DuckDB, an In-Process Analytical DBMS

Feb 24, 2022 · New York, United States of America

Continuing the series of talks about using R with external computing, we have Hannes Mühleisen discussing DuckDB.

About the Talk:
Using databases to wrangle and retrieve data from R and Python can be challenging, traditional systems like SQLite or MySQL are not built for analytical workloads and moving data into the analysis environment suffered from low bandwidth. DuckDB is a new in-process database management system that runs directly in-process, greatly streamlining setup and data transfer. DuckDB uses a column-vectorized query processing architecture to run analytical SQL queries very quickly indeed.
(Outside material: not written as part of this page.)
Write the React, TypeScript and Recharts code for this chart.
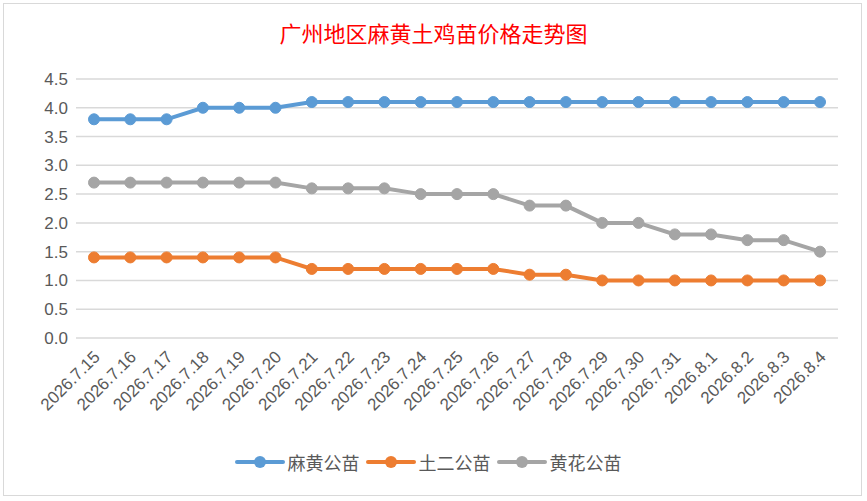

DuckDB can also directly query data that lives in R or Pandas data frames and from external files without a dedicated data importing step. DuckDB is available as Free and Open Source software. In my talk, I will describe the rationale behind building DuckDB as well as give some usage examples for statistical programming.

About Hannes:
Hannes Mühleisen is a Senior Researcher in the Database Architectures Group at CWI Amsterdam, the Dutch National Research Center for Computer Science and Mathematics. Hannes is one of the creators of DuckDB, the first in-process analytical database management system. He is also co-founder and CEO of DuckDB Labs, a CWI spin-off to provide commercial services around the DuckDB project.

The talk will begin at 7 PM America/New_York and we will start admitting people to the event shortly before. Since this is completely remote there will be no pizza but everyone is encouraged to have pizza individually.